Vlaardingen, Nederland. Een 10-jarig meisje wordt in mei 2024 zwaargewond aangetroffen na maandenlange mishandeling door haar pleegouders. Ze was uit huis geplaatst “voor haar eigen veiligheid”, maar belandde in een ware nachtmerrie: vastgebonden met handboeien, opgesloten in een kooi met stroomdraden en dagenlang uitgehongerd. Wanhopig greep het kind elke kans aan om alarm te slaan – op straat, op school, in de supermarkt smeekte ze om hulp en toonde ze blauwe plekken – maar niemand geloofde haar. De instanties brachten haar keer op keer terug naar dezelfde pleegouders, ondanks duidelijke signalen van mishandeling en zelfs seksueel misbruik in 2022. Het resultaat: het meisje overleefde ternauwernood en hield er blijvend hersenletsel aan over. Haar verhaal staat symbool voor een systeem dat veiligheid belooft, maar faalt in menselijkheid.

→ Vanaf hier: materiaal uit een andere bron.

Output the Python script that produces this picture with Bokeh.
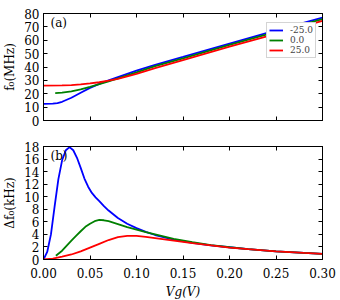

Een incident dat geen incident is
Politici reageerden geschokt op de zaak-Vlaardingen, maar wezen er ook op dat dit geen alleenstaand geval is. “Het systeem faalt, dit kan morgen weer gebeuren,” waarschuwde Tweede Kamerlid Lisa Westerveld. Jeugdbeschermers zelf geven toe dit soort situaties vaker te zien. Kortom: dit drama is niet zomaar een incident, maar het gevolg van een structureel falen binnen de jeugdzorg. Als een kind dat uit huis is geplaatst zó in de steek kan worden gelaten, wat zegt dat over het systeem dat haar had moeten beschermen?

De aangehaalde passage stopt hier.